EXERCISE INSTRUCTIONS. Collect all the lines that mention the word "this".

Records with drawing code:

* START *

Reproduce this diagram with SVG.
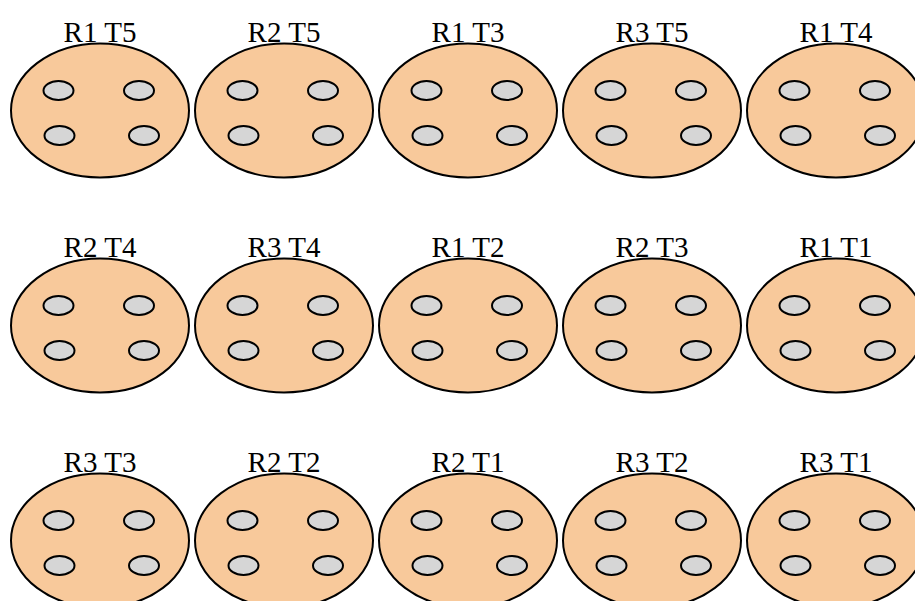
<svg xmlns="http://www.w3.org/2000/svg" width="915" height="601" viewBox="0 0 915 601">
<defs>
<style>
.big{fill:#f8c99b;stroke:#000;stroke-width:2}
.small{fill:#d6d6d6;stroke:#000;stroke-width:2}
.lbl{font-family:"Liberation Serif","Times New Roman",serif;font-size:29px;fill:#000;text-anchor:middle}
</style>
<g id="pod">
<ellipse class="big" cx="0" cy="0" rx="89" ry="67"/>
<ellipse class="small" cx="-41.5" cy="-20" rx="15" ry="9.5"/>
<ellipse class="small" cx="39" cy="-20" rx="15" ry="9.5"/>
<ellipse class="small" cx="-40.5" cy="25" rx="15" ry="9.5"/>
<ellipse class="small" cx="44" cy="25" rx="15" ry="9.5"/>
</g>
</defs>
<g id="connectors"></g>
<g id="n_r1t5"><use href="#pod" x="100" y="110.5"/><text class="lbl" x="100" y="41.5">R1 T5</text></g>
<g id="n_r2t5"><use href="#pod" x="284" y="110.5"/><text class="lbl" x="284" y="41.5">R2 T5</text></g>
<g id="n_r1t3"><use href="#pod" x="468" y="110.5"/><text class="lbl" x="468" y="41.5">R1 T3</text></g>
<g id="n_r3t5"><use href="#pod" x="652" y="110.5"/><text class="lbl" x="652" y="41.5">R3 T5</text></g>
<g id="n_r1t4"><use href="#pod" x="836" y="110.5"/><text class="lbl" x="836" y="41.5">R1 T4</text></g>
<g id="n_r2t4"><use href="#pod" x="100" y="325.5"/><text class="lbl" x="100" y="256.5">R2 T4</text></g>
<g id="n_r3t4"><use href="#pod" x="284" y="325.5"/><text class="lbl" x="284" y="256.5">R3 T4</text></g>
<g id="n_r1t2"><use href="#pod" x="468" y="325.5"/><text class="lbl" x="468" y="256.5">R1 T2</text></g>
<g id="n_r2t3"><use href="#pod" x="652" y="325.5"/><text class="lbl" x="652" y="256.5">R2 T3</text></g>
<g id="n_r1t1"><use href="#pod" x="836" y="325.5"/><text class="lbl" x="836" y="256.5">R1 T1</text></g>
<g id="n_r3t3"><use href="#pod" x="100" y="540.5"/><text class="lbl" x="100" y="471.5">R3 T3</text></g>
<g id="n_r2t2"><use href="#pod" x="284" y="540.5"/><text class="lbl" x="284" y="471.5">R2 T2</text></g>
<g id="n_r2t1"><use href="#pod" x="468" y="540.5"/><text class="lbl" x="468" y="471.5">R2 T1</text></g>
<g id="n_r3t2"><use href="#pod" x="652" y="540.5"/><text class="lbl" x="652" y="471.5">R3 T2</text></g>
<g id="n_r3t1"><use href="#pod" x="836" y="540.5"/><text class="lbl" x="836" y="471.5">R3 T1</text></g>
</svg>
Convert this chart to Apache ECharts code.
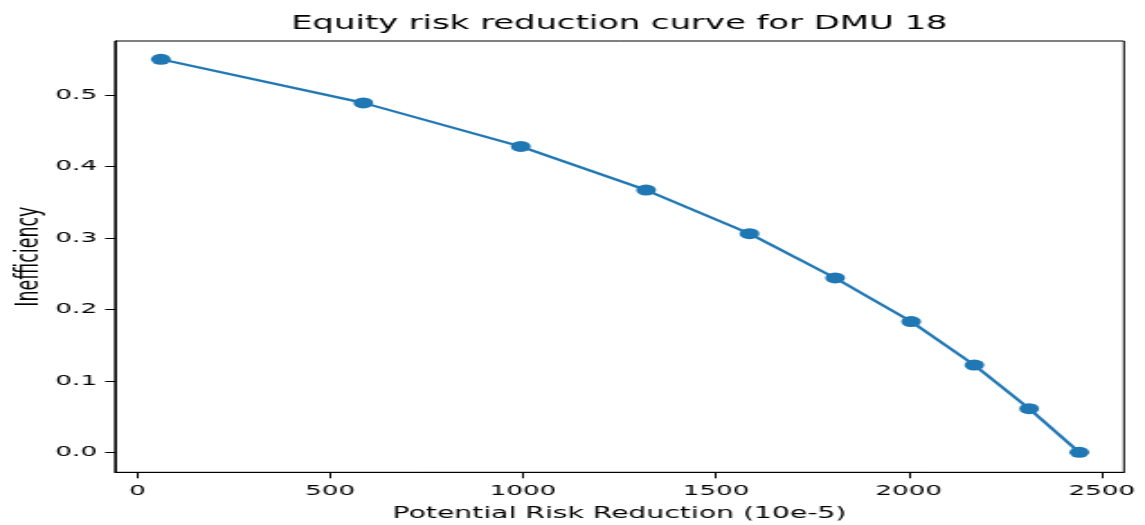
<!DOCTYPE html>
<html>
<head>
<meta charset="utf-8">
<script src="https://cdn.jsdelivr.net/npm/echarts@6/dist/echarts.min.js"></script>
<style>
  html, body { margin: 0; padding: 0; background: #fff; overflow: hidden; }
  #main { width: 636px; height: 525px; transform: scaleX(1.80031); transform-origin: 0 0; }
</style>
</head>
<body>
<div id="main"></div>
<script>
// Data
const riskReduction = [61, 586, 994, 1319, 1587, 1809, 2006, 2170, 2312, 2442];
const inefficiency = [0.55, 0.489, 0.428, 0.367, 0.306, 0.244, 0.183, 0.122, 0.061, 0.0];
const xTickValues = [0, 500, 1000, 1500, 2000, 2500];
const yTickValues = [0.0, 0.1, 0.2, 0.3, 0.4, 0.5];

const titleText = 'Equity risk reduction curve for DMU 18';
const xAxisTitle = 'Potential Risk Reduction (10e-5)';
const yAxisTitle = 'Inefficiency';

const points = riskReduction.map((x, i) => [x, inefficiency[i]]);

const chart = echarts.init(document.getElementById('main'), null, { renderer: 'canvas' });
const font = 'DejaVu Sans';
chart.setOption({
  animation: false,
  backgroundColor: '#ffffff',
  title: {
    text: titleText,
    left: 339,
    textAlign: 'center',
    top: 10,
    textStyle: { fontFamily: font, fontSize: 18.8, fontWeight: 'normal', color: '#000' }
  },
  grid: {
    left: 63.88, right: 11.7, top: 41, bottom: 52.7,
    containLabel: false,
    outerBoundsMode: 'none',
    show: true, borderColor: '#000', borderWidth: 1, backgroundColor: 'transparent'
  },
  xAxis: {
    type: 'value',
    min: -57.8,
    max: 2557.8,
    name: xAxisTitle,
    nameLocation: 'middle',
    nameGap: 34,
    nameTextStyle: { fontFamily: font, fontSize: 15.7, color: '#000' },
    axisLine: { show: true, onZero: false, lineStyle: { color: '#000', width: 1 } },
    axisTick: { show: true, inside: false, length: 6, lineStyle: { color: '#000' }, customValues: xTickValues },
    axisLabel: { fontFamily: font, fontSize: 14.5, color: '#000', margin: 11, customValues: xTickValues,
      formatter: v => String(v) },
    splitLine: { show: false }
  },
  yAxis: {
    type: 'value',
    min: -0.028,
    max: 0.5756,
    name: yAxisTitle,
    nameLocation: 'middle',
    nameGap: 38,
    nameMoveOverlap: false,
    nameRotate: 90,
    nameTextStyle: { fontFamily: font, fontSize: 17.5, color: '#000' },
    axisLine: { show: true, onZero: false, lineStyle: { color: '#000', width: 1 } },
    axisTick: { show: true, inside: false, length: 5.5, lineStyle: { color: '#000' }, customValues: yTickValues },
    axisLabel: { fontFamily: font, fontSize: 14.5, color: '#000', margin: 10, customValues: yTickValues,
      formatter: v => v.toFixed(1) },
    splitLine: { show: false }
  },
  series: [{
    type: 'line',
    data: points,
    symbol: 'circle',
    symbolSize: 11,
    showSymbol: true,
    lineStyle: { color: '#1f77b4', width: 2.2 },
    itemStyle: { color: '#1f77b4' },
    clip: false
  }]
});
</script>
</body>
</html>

* END *

REPLY TO THE EXERCISE.
Reproduce this diagram with SVG.
Convert this chart to Apache ECharts code.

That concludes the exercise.